## WHAT THIS TASK INVOLVES
Tally each line where the word "matplotlib" occurs, then give only the total.

## RECORDS SHOWN
------------------------
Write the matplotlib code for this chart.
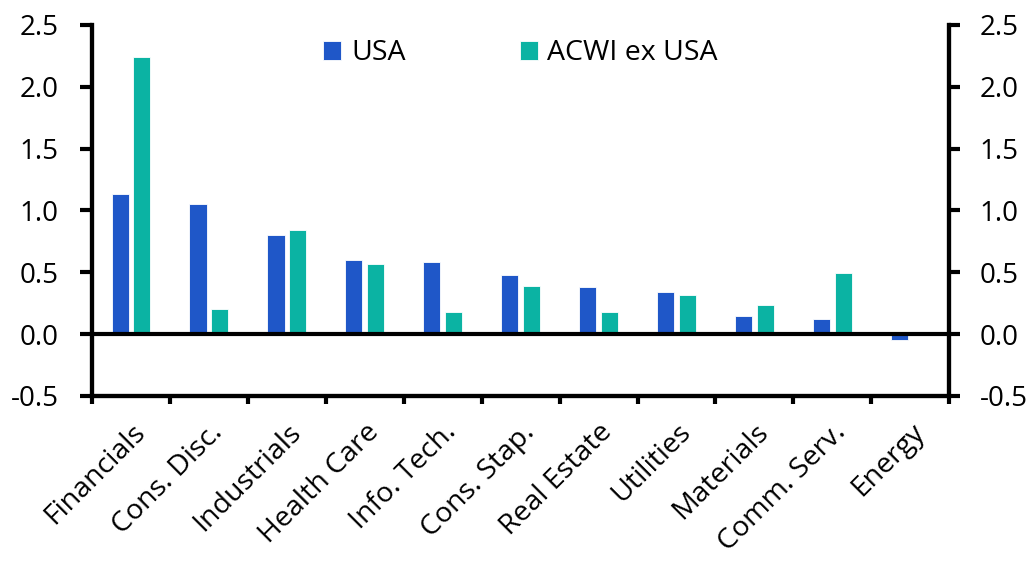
import matplotlib.pyplot as plt
import numpy as np

plt.rcParams["font.family"] = ["Open Sans", "DejaVu Sans"]

sectors = ["Financials", "Cons. Disc.", "Industrials", "Health Care", "Info. Tech.",
           "Cons. Stap.", "Real Estate", "Utilities", "Materials", "Comm. Serv.", "Energy"]
usa = [1.135, 1.055, 0.80, 0.595, 0.58, 0.475, 0.38, 0.34, 0.15, 0.125, -0.045]
acwi_ex_usa = [2.24, 0.205, 0.84, 0.57, 0.18, 0.39, 0.18, 0.315, 0.235, 0.49, 0.0]

blue = "#1f57c8"
teal = "#0bb3a3"

fig = plt.figure(figsize=(10.34, 5.64), dpi=100)
ax = fig.add_axes([0.089, 0.298, 0.829, 0.658])

x = np.arange(len(sectors))
w = 0.22
ax.bar(x - 0.14, usa, w, color=blue, edgecolor="white", linewidth=0.6, label="USA")
ax.bar(x + 0.14, acwi_ex_usa, w, color=teal, edgecolor="white", linewidth=0.6,
       label="ACWI ex USA")

ax.axhline(0, color="black", linewidth=3, zorder=3)
ax.set_xlim(-0.5, len(sectors) - 0.5)
ax.set_ylim(-0.5, 2.5)
yt = np.arange(-0.5, 2.51, 0.5)
ax.set_yticks(yt)
ax.set_yticklabels([f"{v:.1f}" for v in yt])

# group separators as major ticks, sector names on minor ticks
ax.set_xticks(np.arange(len(sectors) + 1) - 0.5, minor=False)
ax.set_xticklabels([])
ax.set_xticks(x, minor=True)
ax.set_xticklabels(sectors, minor=True, rotation=45, ha="right", rotation_mode="anchor")
ax.tick_params(axis="x", which="minor", length=0, pad=16, labelsize=20.5)
ax.tick_params(axis="x", which="major", length=6, width=3, direction="out")
ax.tick_params(axis="y", length=9, width=3, direction="out", labelsize=20, pad=15)

ax2 = ax.twinx()
ax2.set_ylim(ax.get_ylim())
ax2.set_yticks(yt)
ax2.set_yticklabels([f"{v:.1f}" for v in yt])
ax2.tick_params(axis="y", length=8, width=3, direction="out", labelsize=20, pad=14)

for a in (ax, ax2):
    a.spines["top"].set_visible(False)
    for s in ("left", "right", "bottom"):
        a.spines[s].set_linewidth(3)

ax.legend(loc="upper center", bbox_to_anchor=(0.5, 1.03), ncol=2, frameon=False,
          fontsize=20.5, handlelength=0.63, handleheight=0.63, columnspacing=4.0,
          handletextpad=0.35)

fig.savefig("out.png", dpi=100, facecolor="white")
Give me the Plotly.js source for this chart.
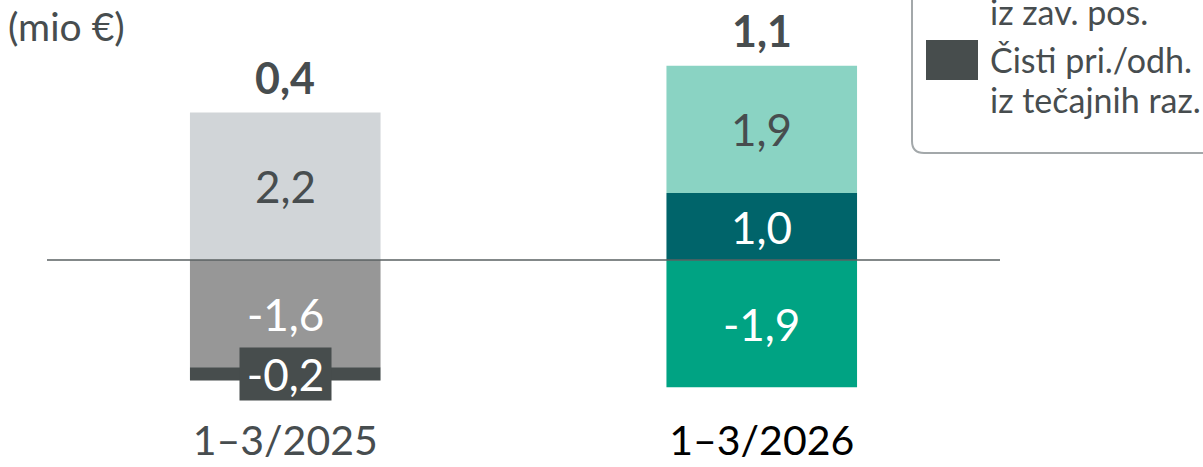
<!DOCTYPE html>
<html>
<head>
<meta charset="utf-8">
<script src="https://cdn.plot.ly/plotly-3.0.1.min.js"></script>
<style>html,body{margin:0;padding:0;background:#fff;}#chart{width:1203px;height:467px;}</style>
</head>
<body>
<div id="chart"></div>
<script>
const categories = ['1–3/2025', '1–3/2026'];
const categoryColors = ['#474d4f', '#000000'];
const insurance = [2.2, 1.9];      // iz zav. pos.
const other = [-1.6, -1.9];
const fx = [-0.2, 1.0];            // iz tečajnih raz.
const totals = [0.4, 1.1];

const insuranceColors = ['#d1d5d8', '#8ad3c3'];
const otherColors = ['#979797', '#00a383'];
const fxColors = ['#474d4d', '#00646a'];

const W = 1203, H = 467, ML = 47, MR = 203, MT = 0, MB = 54;
const PW = W - ML - MR, PH = H - MT - MB;
const px = p => (p - ML) / PW;
const py = p => (H - MB - p) / PH;

const FONT = 'Lato, "Open Sans", sans-serif';
const DARK = '#474d4f';
const fmt = v => v.toFixed(1).replace('.', ',');

const traces = [
  {type: 'bar', x: categories, y: other, marker: {color: otherColors}, width: 0.4, hoverinfo: 'none'},
  {type: 'bar', x: categories, y: fx, marker: {color: fxColors}, width: 0.4, hoverinfo: 'none'},
  {type: 'bar', x: categories, y: insurance, marker: {color: insuranceColors}, width: 0.4, hoverinfo: 'none'}
];

const annotations = [];
categories.forEach((c, i) => {
  let pos = 0, neg = 0;
  const segs = [
    {v: other[i], textColor: '#ffffff'},
    {v: fx[i], textColor: '#ffffff', box: i === 0 ? fxColors[i] : null},
    {v: insurance[i], textColor: DARK}
  ];
  segs.forEach(s => {
    let mid;
    if (s.v >= 0) { mid = pos + s.v / 2; pos += s.v; }
    else { mid = neg + s.v / 2; neg += s.v; }
    const a = {x: c, y: mid, xref: 'x', yref: 'y', text: fmt(s.v), showarrow: false,
      font: {family: FONT, size: 44, color: s.textColor}, xanchor: 'center', yanchor: 'middle'};
    if (s.box) { a.bgcolor = s.box; a.width = 85; a.height = 46; a.borderpad = 3; }
    annotations.push(a);
  });
  annotations.push({x: c, y: pos, xref: 'x', yref: 'y', text: '<b>' + fmt(totals[i]) + '</b>', showarrow: false,
    font: {family: FONT, size: 43, color: DARK}, xanchor: 'center', yanchor: 'bottom', yshift: 8});
});

annotations.push({xref: 'paper', yref: 'paper', x: px(6), y: py(26), text: '(mio €)', showarrow: false,
  xanchor: 'left', yanchor: 'middle', font: {family: FONT, size: 39, color: DARK}});

const legFont = {family: FONT, size: 34, color: DARK};
annotations.push({xref: 'paper', yref: 'paper', x: px(988), y: py(12), text: 'iz zav. pos.', showarrow: false,
  xanchor: 'left', yanchor: 'middle', font: legFont});
annotations.push({xref: 'paper', yref: 'paper', x: px(988), y: py(60), text: 'Čisti pri./odh.', showarrow: false,
  xanchor: 'left', yanchor: 'middle', font: legFont});
annotations.push({xref: 'paper', yref: 'paper', x: px(988), y: py(100), text: 'iz tečajnih raz.', showarrow: false,
  xanchor: 'left', yanchor: 'middle', font: legFont});

const shapes = [
  {type: 'line', xref: 'paper', yref: 'y', x0: 0, x1: 1, y0: 0, y1: 0, layer: 'above',
    line: {color: '#5a6062', width: 1.5}},
  {type: 'path', xref: 'paper', yref: 'paper', layer: 'above',
    path: `M ${px(912)},${py(-20)} L ${px(912)},${py(141)} Q ${px(912)},${py(153)} ${px(924)},${py(153)} L ${px(1230)},${py(153)}`,
    line: {color: '#a3a8aa', width: 2}},
  {type: 'rect', xref: 'paper', yref: 'paper', x0: px(926), x1: px(978), y0: py(80), y1: py(40),
    fillcolor: fxColors[0], line: {width: 0}}
];

const layout = {
  width: W, height: H,
  margin: {l: ML, r: MR, t: MT, b: MB, pad: 0},
  paper_bgcolor: '#ffffff', plot_bgcolor: '#ffffff',
  barmode: 'relative',
  showlegend: false,
  xaxis: {
    range: [-0.5, 1.5], showgrid: false, zeroline: false, showline: false, ticks: '',
    tickvals: categories,
    ticktext: categories.map((c, i) => `<span style="color:${categoryColors[i]}">${c}</span>`),
    tickfont: {family: FONT, size: 41, color: DARK}, fixedrange: true
  },
  yaxis: {
    range: [-(H - MB - 260) / 67, (260 - MT) / 67], showgrid: false, zeroline: false,
    showticklabels: false, ticks: '', showline: false, fixedrange: true
  },
  annotations, shapes
};

Plotly.newPlot('chart', traces, layout, {displayModeBar: false, staticPlot: true});
</script>
</body>
</html>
------------------------
## ANSWER
2